------ Data supplied ------

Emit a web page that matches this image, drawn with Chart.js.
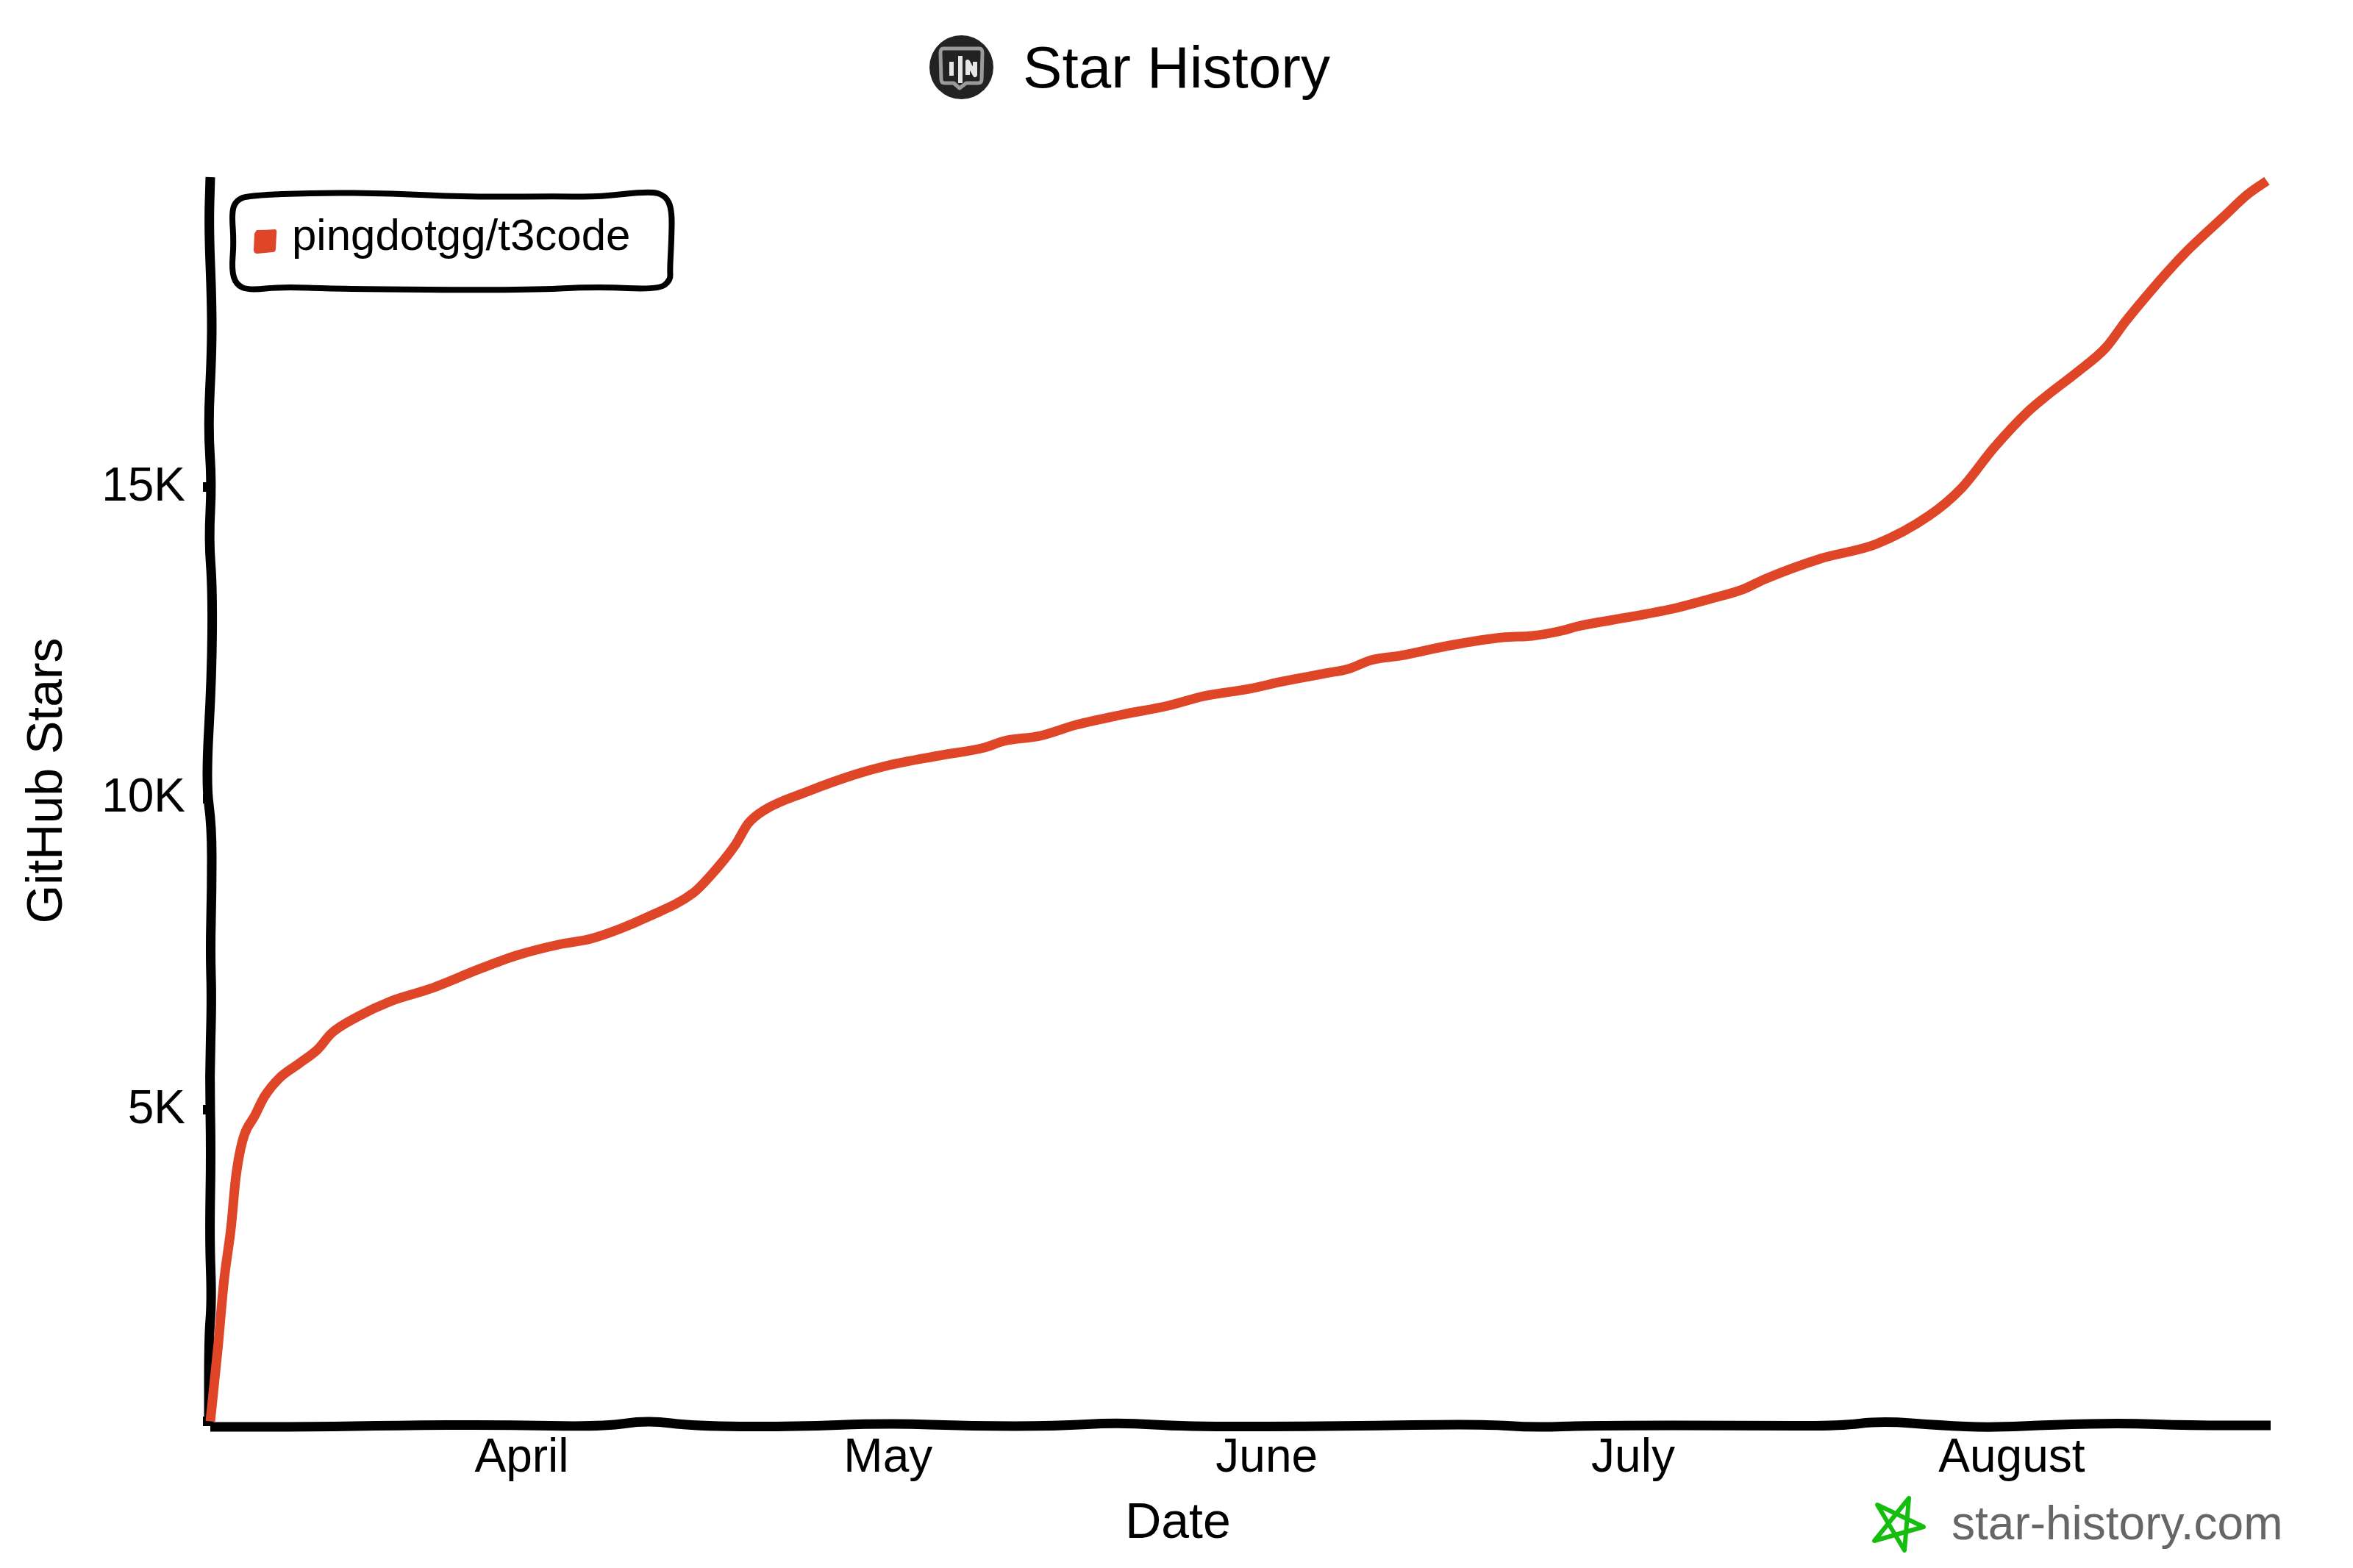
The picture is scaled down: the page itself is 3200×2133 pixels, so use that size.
<!DOCTYPE html>
<html>
<head>
<meta charset="utf-8">
<title>Star History</title>
<script src="https://cdn.jsdelivr.net/npm/chart.js@4"></script>
<style>
  html, body { margin: 0; padding: 0; background: #fff; }
  canvas { display: block; }
</style>
</head>
<body>
<canvas id="chart" width="3200" height="2133"></canvas>
<script>
// Values
const repoName = 'pingdotgg/t3code';
const daysFromApril1 = [-25.5, -24.87, -24.39, -23.79, -23.42, -22.88, -21.8, -21.08, -19.87, -18.25, -16.74, -15.54, -13.43, -10.72, -7.47, -3.43, -0.48, 3.01, 5.66, 8.13, 10.24, 14.03, 15.36, 17.46, 18.55, 19.87, 23.36, 27.4, 29.81, 34.14, 37.88, 39.5, 42.45, 45.4, 49.2, 52.93, 55.88, 59.61, 62.32, 65.82, 67.68, 69.55, 71.96, 75.99, 80.33, 82.74, 85.15, 86.47, 90.5, 94.54, 97.25, 99.96, 101.76, 106.34, 110.92, 115.19, 117.9, 120.55, 123.26, 124.89, 127.3, 129.7, 131.33, 133.74, 135.12, 136.69, 139.4, 141.27, 142.89];
const starCounts = [0, 1198, 2237, 3134, 3902, 4492, 4929, 5212, 5507, 5744, 5968, 6239, 6499, 6747, 6948, 7267, 7479, 7656, 7751, 7916, 8093, 8483, 8742, 9250, 9604, 9817, 10112, 10395, 10525, 10690, 10820, 10926, 11009, 11186, 11351, 11493, 11647, 11765, 11883, 12013, 12083, 12225, 12296, 12461, 12591, 12615, 12697, 12768, 12910, 13063, 13205, 13359, 13524, 13854, 14090, 14539, 14988, 15637, 16204, 16475, 16841, 17242, 17668, 18235, 18540, 18860, 19356, 19698, 19922];
const monthDays = [0, 30, 61, 91, 122];
const monthLabels = ['April', 'May', 'June', 'July', 'August'];
const starTicks = [0, 5000, 10000, 15000];

const FONT = '"Liberation Sans", Arial, sans-serif';
const RED = '#df4527';

// hand-drawn wobble of the axes: [fraction along axis, px offset]
const xAxisWobble = [[0, 2], [.05, 2], [.09, 0], [.14, -1], [.19, 2], [.212, -7], [.235, 1], [.28, 2], [.329, -3], [.37, 1], [.41, 1], [.441, -4], [.475, 2], [.55, 1], [.617, -2], [.642, 3], [.67, 0], [.75, 0], [.79, 1], [.811, -6], [.84, 0], [.864, 3], [.895, -1], [.929, -3], [.96, 0], [1, 0]];
const yAxisWobble = [[0, 0], [.04, -2], [.1, 2], [.14, 2], [.2, -3], [.245, 2], [.29, -2], [.33, 3], [.4, 2], [.485, -6], [.52, 2], [.57, 2], [.62, 0], [.66, 2], [.72, -1], [.78, 1], [.85, -1], [.9, 2], [.93, -2], [1, -2]];
const legendBoxPath = [[315, 287], [322, 272], [338, 266], [430, 262], [532, 263], [634, 268], [761, 267], [812, 268], [884, 260], [905, 266], [914, 285], [913, 330], [911, 367], [912, 381], [896, 394], [812, 390], [710, 395], [455, 393], [384, 390], [338, 395], [321, 387], [315, 367], [318, 330]];

function smoothPath(ctx, pts, closed) {
  ctx.beginPath();
  if (closed) {
    const last = pts[pts.length - 1];
    ctx.moveTo((last[0] + pts[0][0]) / 2, (last[1] + pts[0][1]) / 2);
  } else {
    ctx.moveTo(pts[0][0], pts[0][1]);
  }
  for (let i = 0; i < pts.length - 1; i++) {
    ctx.quadraticCurveTo(pts[i][0], pts[i][1], (pts[i][0] + pts[i + 1][0]) / 2, (pts[i][1] + pts[i + 1][1]) / 2);
  }
  if (closed) {
    const last = pts[pts.length - 1];
    ctx.quadraticCurveTo(last[0], last[1], (last[0] + pts[0][0]) / 2, (last[1] + pts[0][1]) / 2);
    ctx.closePath();
  } else {
    ctx.lineTo(pts[pts.length - 1][0], pts[pts.length - 1][1]);
  }
}

// wobbly axes go under the line
const sketchAxes = {
  id: 'sketchAxes',
  beforeDatasetsDraw(chart) {
    const { ctx, chartArea: a } = chart;
    ctx.save();
    ctx.strokeStyle = '#000';
    ctx.lineWidth = 13;
    ctx.lineCap = 'butt';
    smoothPath(ctx, yAxisWobble.map(([f, o]) => [a.left + o, a.top + f * (a.bottom - a.top)]));
    ctx.stroke();
    smoothPath(ctx, xAxisWobble.map(([f, o]) => [a.left + f * (a.right - a.left), a.bottom + o]));
    ctx.stroke();
    ctx.restore();
  }
};

// legend box, axis titles, logo and watermark
const decorations = {
  id: 'decorations',
  afterDraw(chart) {
    const ctx = chart.ctx;
    ctx.save();

    // legend
    ctx.strokeStyle = '#000';
    ctx.lineWidth = 8;
    ctx.lineJoin = 'round';
    smoothPath(ctx, legendBoxPath, true);
    ctx.stroke();
    ctx.fillStyle = RED;
    ctx.beginPath();
    ctx.moveTo(349, 313);
    ctx.quadraticCurveTo(362, 313, 374, 312);
    ctx.quadraticCurveTo(377, 312, 376, 318);
    ctx.lineTo(375, 338);
    ctx.quadraticCurveTo(375, 343, 371, 343);
    ctx.lineTo(350, 345);
    ctx.quadraticCurveTo(345, 345, 345, 340);
    ctx.lineTo(346, 318);
    ctx.closePath();
    ctx.fill();
    ctx.fillStyle = '#000';
    ctx.font = '60px ' + FONT;
    ctx.textAlign = 'left';
    ctx.textBaseline = 'alphabetic';
    ctx.fillText(repoName, 397, 340);

    // axis titles
    ctx.font = '68px ' + FONT;
    ctx.textAlign = 'center';
    ctx.fillText('Date', 1602, 2092);
    ctx.save();
    ctx.translate(84, 1062);
    ctx.rotate(-Math.PI / 2);
    ctx.fillText('GitHub Stars', 0, 0);
    ctx.restore();

    // logo next to the title
    ctx.fillStyle = '#222';
    ctx.beginPath();
    ctx.ellipse(1307.5, 91.5, 43.5, 43.5, 0, 0, Math.PI * 2);
    ctx.fill();
    ctx.strokeStyle = '#9a9a9a';
    ctx.lineWidth = 5;
    ctx.beginPath();
    ctx.moveTo(1283, 66);
    ctx.lineTo(1332, 66);
    ctx.quadraticCurveTo(1336, 66, 1336, 72);
    ctx.lineTo(1335, 108);
    ctx.quadraticCurveTo(1335, 113, 1330, 113);
    ctx.lineTo(1314, 113);
    ctx.lineTo(1305, 120);
    ctx.lineTo(1297, 113);
    ctx.lineTo(1285, 113);
    ctx.quadraticCurveTo(1280, 113, 1280, 108);
    ctx.lineTo(1279, 72);
    ctx.quadraticCurveTo(1279, 66, 1283, 66);
    ctx.closePath();
    ctx.stroke();
    ctx.strokeStyle = '#e6e6e6';
    ctx.lineWidth = 6;
    ctx.beginPath();
    ctx.moveTo(1294, 84);
    ctx.lineTo(1294, 103);
    ctx.moveTo(1306, 76);
    ctx.lineTo(1306, 113);
    ctx.moveTo(1316, 102);
    ctx.lineTo(1316, 84);
    ctx.lineTo(1326, 102);
    ctx.lineTo(1326, 84);
    ctx.stroke();

    // watermark
    ctx.strokeStyle = '#14bd0e';
    ctx.lineWidth = 6;
    ctx.lineJoin = 'round';
    ctx.beginPath();
    ctx.moveTo(2596, 2038);
    ctx.lineTo(2549, 2096);
    ctx.lineTo(2616, 2077);
    ctx.lineTo(2553, 2047);
    ctx.lineTo(2590, 2109);
    ctx.closePath();
    ctx.stroke();
    ctx.fillStyle = '#666';
    ctx.font = '64px ' + FONT;
    ctx.textAlign = 'left';
    ctx.fillText('star-history.com', 2654, 2094);
    ctx.restore();
  }
};

new Chart(document.getElementById('chart').getContext('2d'), {
  type: 'line',
  data: {
    datasets: [{
      label: repoName,
      data: daysFromApril1.map((d, i) => ({ x: d, y: starCounts[i] })),
      borderColor: RED,
      backgroundColor: RED,
      borderWidth: 13,
      pointRadius: 0,
      cubicInterpolationMode: 'monotone',
      clip: false
    }]
  },
  options: {
    responsive: false,
    devicePixelRatio: 1,
    animation: false,
    // same padding both sides keeps the title centred on the page
    layout: { padding: { top: 0, left: 112, right: 112, bottom: 0 } },
    plugins: {
      legend: { display: false },
      tooltip: { enabled: false },
      title: {
        display: true,
        text: 'Star History',
        color: '#000',
        font: { family: FONT, size: 80, weight: 'normal', lineHeight: 1.2 },
        padding: { top: 49, bottom: 96 }
      }
    },
    scales: {
      x: {
        type: 'linear',
        min: -25.5,
        max: 143.2,
        afterFit: s => { s.height = 194; },
        afterBuildTicks: s => { s.ticks = monthDays.map(value => ({ value })); },
        grid: { display: false },
        border: { display: false },
        ticks: {
          autoSkip: false,
          maxRotation: 0,
          padding: -1,
          color: '#000',
          font: { family: FONT, size: 64 },
          callback: v => monthLabels[monthDays.indexOf(v)]
        }
      },
      y: {
        min: -65,
        max: 19981,
        afterFit: s => { s.width = 174; },
        afterBuildTicks: s => { s.ticks = starTicks.map(value => ({ value })); },
        grid: { drawOnChartArea: false, drawTicks: true, tickLength: 10, tickWidth: 13, tickColor: '#000' },
        border: { display: false },
        ticks: {
          padding: 24,
          color: '#000',
          font: { family: FONT, size: 64 },
          callback: v => (v === 0 ? '' : (v / 1000) + 'K')
        }
      }
    }
  },
  plugins: [sketchAxes, decorations]
});
</script>
</body>
</html>
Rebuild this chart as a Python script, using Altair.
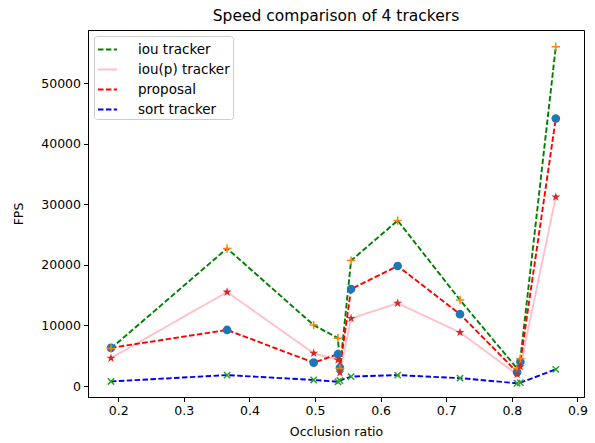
import altair as alt
import pandas as pd

occlusion = [0.189, 0.366, 0.498, 0.535, 0.538, 0.555, 0.626, 0.721, 0.808, 0.813, 0.867]
iou_tracker = [6200, 22700, 10050, 7900, 2900, 20700, 27300, 14200, 2900, 4500, 56000]
iou_p_tracker = [4600, 15500, 5400, 4300, 2200, 11150, 13650, 8850, 1900, 3200, 31200]
proposal = [6300, 9250, 3850, 5250, 3000, 16000, 19800, 11850, 2300, 4000, 44150]
sort_tracker = [750, 1800, 1000, 700, 900, 1550, 1800, 1300, 450, 550, 2750]

series_names = ["iou tracker", "iou(p) tracker", "proposal", "sort tracker"]
series_vals = [iou_tracker, iou_p_tracker, proposal, sort_tracker]
line_colors = ["#008000", "#ffc0cb", "#ff0000", "#0000ff"]
line_dashes = [[5.5, 2.4], [1, 0], [5.5, 2.4], [5.5, 2.4]]

rows = []
for name, vals in zip(series_names, series_vals):
    for x, y in zip(occlusion, vals):
        rows.append({"ratio": x, "fps": y, "series": name})
df = pd.DataFrame(rows)

xs = alt.Scale(domain=[0.154, 0.91], nice=False, zero=False)
ys = alt.Scale(domain=[-1815, 58750], nice=False, zero=False)

x_enc = alt.X("ratio:Q", scale=xs, title="Occlusion ratio",
              axis=alt.Axis(values=[0.2, 0.3, 0.4, 0.5, 0.6, 0.7, 0.8, 0.9], format=".1f"))
y_enc = alt.Y("fps:Q", scale=ys, title="FPS",
              axis=alt.Axis(values=[0, 10000, 20000, 30000, 40000, 50000], format="d"))

STAR = ("M0,-1L0.2245,-0.309L0.951,-0.309L0.363,0.118L0.588,0.809L0,0.382"
        "L-0.588,0.809L-0.363,0.118L-0.951,-0.309L-0.2245,-0.309Z")

base = alt.Chart(df)

lines = base.mark_line(strokeWidth=1.9).encode(
    x=x_enc,
    y=y_enc,
    color=alt.Color("series:N", scale=alt.Scale(domain=series_names, range=line_colors),
                    legend=alt.Legend(title=None)),
    strokeDash=alt.StrokeDash("series:N", scale=alt.Scale(domain=series_names, range=line_dashes),
                              legend=alt.Legend(title=None)),
)

circles = base.transform_filter(alt.datum.series == "proposal").mark_point(
    shape="circle", filled=True, size=75, color="#1f77b4", opacity=1).encode(x=x_enc, y=y_enc)
pluses = base.transform_filter(alt.datum.series == "iou tracker").mark_point(
    shape="M-1,0L1,0M0,-1L0,1", filled=False, size=70, color="#ff7f0e", strokeWidth=1.5, opacity=1
).encode(x=x_enc, y=y_enc)
crosses = base.transform_filter(alt.datum.series == "sort tracker").mark_point(
    shape="M-1,-1L1,1M-1,1L1,-1", filled=False, size=40, color="#2ca02c", strokeWidth=1.5, opacity=1
).encode(x=x_enc, y=y_enc)
stars = base.transform_filter(alt.datum.series == "iou(p) tracker").mark_point(
    shape=STAR, filled=True, size=90, color="#d62728", opacity=1).encode(x=x_enc, y=y_enc)

chart = alt.layer(lines, circles, pluses, crosses, stars).properties(
    width=496, height=367,
    autosize=alt.AutoSizeParams(type="none"),
    padding={"left": 88, "top": 30, "right": 11, "bottom": 46},
    title=alt.TitleParams("Speed comparison of 4 trackers", fontSize=15.5, fontWeight="normal",
                          font="DejaVu Sans", color="black", offset=6),
).configure_view(stroke="black", strokeWidth=1).configure_axis(
    labelFont="DejaVu Sans", labelFontSize=12.5, labelColor="black",
    titleFont="DejaVu Sans", titleFontSize=12.5, titleFontWeight="normal", titleColor="black",
    tickColor="black", domainColor="black", tickSize=4.5, grid=False, labelPadding=3,
).configure_axisY(titlePadding=15).configure_axisX(titlePadding=8).configure_legend(
    orient="top-left", offset=6, padding=3, strokeColor="#cccccc", fillColor="white",
    cornerRadius=3, labelFont="DejaVu Sans", labelFontSize=13.5, labelColor="black",
    symbolType="stroke", symbolSize=361, symbolStrokeWidth=2, rowPadding=3, labelOffset=20,
)

chart.save("out.html", embed_options={"renderer": "svg", "actions": False})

------

* Task objective
Your task is to reproduce only the lines from the one with "Rebuild this chart" through the one with "import pandas as pd", keeping both ends. Skip every picture.

* Answer to this task
Rebuild this chart as a Python script, using Altair.
import altair as alt
import pandas as pd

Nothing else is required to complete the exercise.